Landscape, Fauna & Flora
Not only has Spain more mountains, forest and prairie than beaches, it is home to half of the UNESCO Biosphere Reserves in Europe, and for its size leads the world in number of protected nature areas.
Until recently one of the best kept secrets of the naturalists' world, the area covered by Outback Spain is in the heart of the Iberian peninsula, at the foot of the Sierra de Guadarrama, Spain’s newest National Park. The adjoining Regional Park embraces the piedmont on the north face of the Sierra. Like most geological and ecological contact zones, the piedmont holds a wider variety of landscapes and an even richer biodiversity than the National Park.

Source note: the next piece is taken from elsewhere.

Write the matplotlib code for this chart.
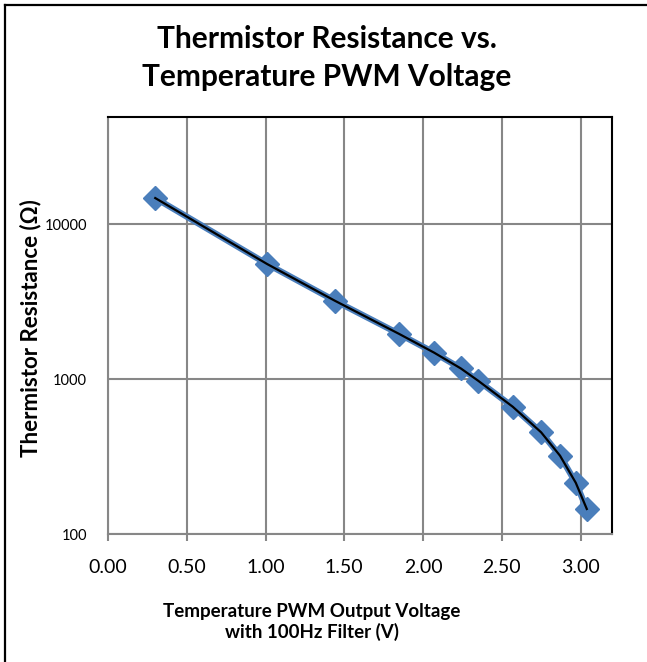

This meeting of mountain and prairie creates a magic mosaic of small hills with an evergreen scrubland vegetation of Spanish Juniper (Juniperus thurifera) and Mediterranean Oak (Quercus ilex), broken by escarpments revealing multicoloured earths, giving way to rolling tracts of land farmed in the traditional way, some of it in tillage (cereals, pulses, vegetables), most of it grazed and browsed by free-ranging cattle, sheep, and horses, tended by their herdsmen and shepherds. The slow-down in farming has allowed native woodland to extend freely, and with it a wealth of wildlife, including the wolf.
There are hundreds of kilometres of trails by which you can explore the countryside and, with your guides, discover some of the secrets of the wild.